In the UK, for example, a student would win such a case. France, however, has tightened laws on the wearing of overtly religious symbols. There is no EU-wide stance on the headscarf issue.
In Turkey, the Kemalists view the headscarf as a symbol of reaction and a throw back to the past, AKP supporters, in general, see it more as a symbol of identity, mobility and independence –and among young women, at least in cosmopolitan parts of Istanbul, it often seems to be a fashion accessory–. Until Erdogan became Prime Minister and Gul President, the headscarf could not be worn by Turkish women, at least, in their respective official residences. Erdogan’s wife was received in the White House in Washington wearing a headscarf, but not in the presidential palace in Ankara until Gul took office. Both women, however, do not flaunt it.

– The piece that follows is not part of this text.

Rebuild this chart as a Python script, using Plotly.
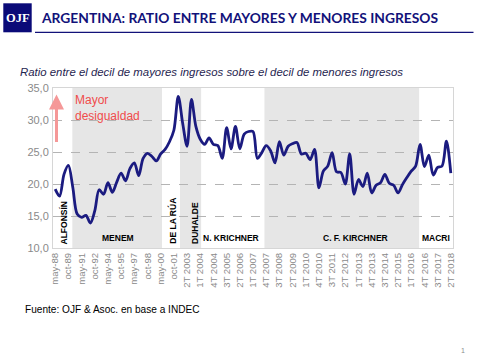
import plotly.graph_objects as go

# ---------------- data ----------------
periodos = [
    "may-88", "oct-88", "may-89", "oct-89", "may-90", "oct-90", "may-91", "oct-91",
    "may-92", "oct-92", "may-93", "oct-93", "may-94", "oct-94", "may-95", "oct-95",
    "may-96", "oct-96", "may-97", "oct-97", "may-98", "oct-98", "may-99", "oct-99",
    "may-00", "oct-00", "may-01", "oct-01", "may-02", "oct-02",
    "2T 2003", "3T 2003", "4T 2003",
    "1T 2004", "2T 2004", "3T 2004", "4T 2004",
    "1T 2005", "2T 2005", "3T 2005", "4T 2005",
    "1T 2006", "2T 2006", "3T 2006", "4T 2006",
    "1T 2007", "2T 2007", "3T 2007", "4T 2007",
    "1T 2008", "2T 2008", "3T 2008", "4T 2008",
    "1T 2009", "2T 2009", "3T 2009", "4T 2009",
    "1T 2010", "2T 2010", "3T 2010", "4T 2010",
    "1T 2011", "2T 2011", "3T 2011", "4T 2011",
    "1T 2012", "2T 2012", "3T 2012", "4T 2012",
    "1T 2013", "2T 2013", "3T 2013", "4T 2013",
    "1T 2014", "2T 2014", "3T 2014", "4T 2014",
    "1T 2015", "2T 2015", "3T 2015", "4T 2015",
    "1T 2016", "2T 2016", "3T 2016", "4T 2016",
    "1T 2017", "2T 2017", "3T 2017", "4T 2017",
    "1T 2018", "2T 2018",
]

ratio = [
    19.2, 18.1, 21.5, 22.9, 19.5, 15.3, 14.8, 15.1,
    13.9, 15.8, 19.1, 18.4, 20.2, 18.7, 20.3, 21.7,
    20.5, 22.4, 23.3, 21.3, 24.0, 24.8, 24.3, 23.6,
    24.7, 25.4, 26.6, 28.4, 33.7, 29.5,
    25.9, 33.2, 29.0,
    27.0, 26.2, 27.2, 26.2,
    26.0, 24.0, 28.8, 25.5,
    29.0, 25.5, 27.8, 28.2,
    28.2, 24.0, 24.9, 26.0,
    25.2, 23.3, 26.6, 24.5,
    25.9, 26.3, 26.5, 24.7,
    24.8, 23.8, 25.4, 19.4,
    22.0, 22.8, 24.9, 21.9,
    21.8, 20.0, 24.7, 18.4,
    20.7, 19.6, 21.7, 18.6,
    19.8, 20.2, 21.5, 20.1,
    19.8, 18.6, 19.9, 21.0,
    22.0, 22.8, 26.2, 22.7,
    24.5, 21.4, 22.6, 22.8,
    26.7, 21.7,
]

tick_labels = periodos[::3]
y_ticks = [10, 15, 20, 25, 30, 35]

# presidential periods (category-index units), shaded or not
gobiernos = ["ALFONSÍN", "MENEM", "DE LA RÚA", "DUHALDE", "N. KRICHNER", "C. F. KIRCHNER", "MACRI"]
gob_inicio = [-0.5, 3.9, 24.3, 28.4, 33.2, 47.6, 82.8]
gob_fin = [3.9, 24.3, 28.4, 33.2, 47.6, 82.8, 90.5]
gob_sombra = [False, True, False, True, False, True, False]
gob_label_x = [2.0, 14.4, 26.5, 31.8, 40.1, 68.3, 86.6]
gob_vertical = [True, False, True, True, False, False, False]

# ---------------- figure ----------------
W, H = 480, 360
ML, MR, MT, MB = 53, 27, 88, 112
PW, PH = W - ML - MR, H - MT - MB


def px(x):
    return (x - ML) / PW


def py(y):
    return (H - MB - y) / PH


NAVY = "#12127a"
BODY = "Liberation Sans, Arial, sans-serif"

fig = go.Figure()
fig.add_trace(go.Scatter(
    x=periodos, y=ratio, mode="lines",
    line=dict(color="#1b1b80", width=2.8, shape="spline", smoothing=0.9),
    hoverinfo="x+y", showlegend=False,
))

shapes = []
annotations = []
for nombre, x0, x1, sh, lx, vert in zip(gobiernos, gob_inicio, gob_fin, gob_sombra, gob_label_x, gob_vertical):
    if sh:
        shapes.append(dict(type="rect", xref="x", yref="paper", x0=x0, x1=x1, y0=0, y1=1,
                           fillcolor="#e6e6e6", line=dict(width=0), layer="below"))
    if vert:
        annotations.append(dict(x=lx, y=10, xref="x", yref="y", text="<b>%s</b>" % nombre,
                                textangle=-90, showarrow=False, xanchor="center", yanchor="bottom",
                                yshift=2, font=dict(family=BODY, size=8.5, color="#000000")))
    else:
        annotations.append(dict(x=lx, y=10, xref="x", yref="y", text="<b>%s</b>" % nombre,
                                showarrow=False, xanchor="center", yanchor="bottom",
                                yshift=3, font=dict(family=BODY, size=8.5, color="#000000")))

# logo
shapes.append(dict(type="rect", xref="paper", yref="paper", x0=px(3.3), x1=px(31.7), y0=py(32.3), y1=py(3.3),
                   fillcolor="#0a0a78", line=dict(width=0)))
annotations.append(dict(x=px(17.5), y=py(18), xref="paper", yref="paper", text="<b>OJF</b>",
                        showarrow=False, xanchor="center", yanchor="middle", borderpad=0,
                        font=dict(family="Liberation Serif, serif", size=12.5, color="white")))
# title + underline
annotations.append(dict(x=px(38.5), y=py(17.5), xref="paper", yref="paper",
                        text="<b>ARGENTINA: RATIO ENTRE MAYORES Y MENORES INGRESOS</b>",
                        showarrow=False, xanchor="left", yanchor="middle",
                        font=dict(family="Lato, sans-serif", size=13.8, color=NAVY)))
shapes.append(dict(type="line", xref="paper", yref="paper", x0=px(35), x1=px(473.5), y0=py(32.3), y1=py(32.3),
                   line=dict(color=NAVY, width=1.3)))
# subtitle
annotations.append(dict(x=px(18), y=py(72), xref="paper", yref="paper",
                        text="<i>Ratio entre el decil de mayores ingresos sobre el decil de menores ingresos</i>",
                        showarrow=False, xanchor="left", yanchor="middle",
                        font=dict(family=BODY, size=11.4, color="#1f2550")))
# arrow + text
annotations.append(dict(x=px(56.5), y=py(94.5), xref="paper", yref="paper", text="",
                        showarrow=True, ax=0, ay=49, arrowhead=2, arrowsize=1, arrowwidth=3,
                        arrowcolor="#f59898"))
annotations.append(dict(x=px(72.5), y=py(108), xref="paper", yref="paper",
                        text="Mayor<br>desigualdad", align="left",
                        showarrow=False, xanchor="left", yanchor="middle",
                        font=dict(family=BODY, size=12, color="#f04c4c")))
# source
annotations.append(dict(x=px(22.5), y=py(309.3), xref="paper", yref="paper",
                        text="Fuente: OJF &amp; Asoc. en base a INDEC",
                        showarrow=False, xanchor="left", yanchor="middle",
                        font=dict(family=BODY, size=10.1, color="#000000")))
# page number
annotations.append(dict(x=px(463), y=py(350), xref="paper", yref="paper", text="1",
                        showarrow=False, xanchor="center", yanchor="middle",
                        font=dict(family=BODY, size=7, color="#8c8c8c")))

fig.update_layout(
    width=W, height=H,
    margin=dict(l=ML, r=MR, t=MT, b=MB, autoexpand=False),
    paper_bgcolor="white", plot_bgcolor="white",
    separators=",.",
    shapes=shapes, annotations=annotations,
    font=dict(family=BODY),
    showlegend=False,
)
fig.update_xaxes(
    type="category", range=[-0.5, len(periodos) - 0.5],
    tickmode="array", tickvals=tick_labels, ticktext=tick_labels,
    tickangle=-90, tickfont=dict(family=BODY, size=9.6, color="#8a8a8a"),
    showgrid=False, zeroline=False, ticks="",
    showline=True, linecolor="#d6d6d6", linewidth=1, mirror=True,
)
fig.update_yaxes(
    range=[10, 35], tickmode="array", tickvals=y_ticks, tickformat=".1f",
    tickfont=dict(family=BODY, size=11, color="#8a8a8a"),
    showgrid=True, gridcolor="#b4b4b4", griddash="dash", gridwidth=1,
    zeroline=False, ticks="", ticklabelstandoff=1,
    showline=True, linecolor="#d6d6d6", linewidth=1, mirror=True,
)

# remove the browser's default 8px page margin so the figure sits at (0, 0)
fig.write_html("out.html", config=dict(displayModeBar=False),
               post_script="document.body.style.margin='0';")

Members of the military and the judiciary even refuse to attend official functions if they know beforehand that there will be Turkish women present wearing the headscarf, and this includes receptions for foreign dignitaries.
The EU Enlargement Commissioner Olli Rehn, a supporter of Turkey’s membership, said there was no justification for the case. ‘The prohibition or dissolution of political parties is a far-reaching measure which should be used with the utmost restraint’, he said. ‘In a normal European democracy such political issues should be debated in Parliament and decided through the ballot box, not in the courts’.
The government responded to the Constitutional Court’s decision to hear the appeal by saying it would to speed up a constitutional package to make party closures more difficult. It is considering amending Articles 68 and 69 of the Constitution, which concern the closure of political parties. The current system of shutting down parties makes it difficult for politicians to voice their opinions freely. This is an option open to it, but unlikely to smooth its relations with the ardent secularists.
The punishment sought against the government –banning a party that was democratically elected by a very wide margin– is out of proportion to the threat that it allegedly represents. Turkish democracy is sufficiently mature to reject in the ballot box any party that seeks the route of Islamic fundamentalism. The image that the case gives of Turkey is of a country in need of tutelage.
The outcome of the case will have a crucial bearing on whether Turkey can continue to modernise politically and thus join the EU. Considerably more progress has been made on the economic front; the crisis is already taking a toll on the economy as it has dented international confidence and caused the Istanbul stock market and the Turkish lira to fall.
The AKP should not use the case to lose the momentum of reforms even more. Indeed, it should regain the initiative. Most notably, it has still failed to repeal the infamous Article 301 of the penal code, under which writers (including the Nobel laureate Orhan Pamuk in 2006) are being prosecuted for the crime of insulting ‘Turkishness’.
 See Jenny B. White, Islamist Mobilization in Turkey, University of Washington Press, 2002, p. 27.
 See Kemal Kirisci, ‘New Cold Wars? Civilization Discourse & Beyond’, bulletin of EDAM. winter 2008, www.edam.org.tr/images/PDF/yayinlar/makaleler/e-bulten/edam_bulletin_winter_2008_kkirisci.pdf.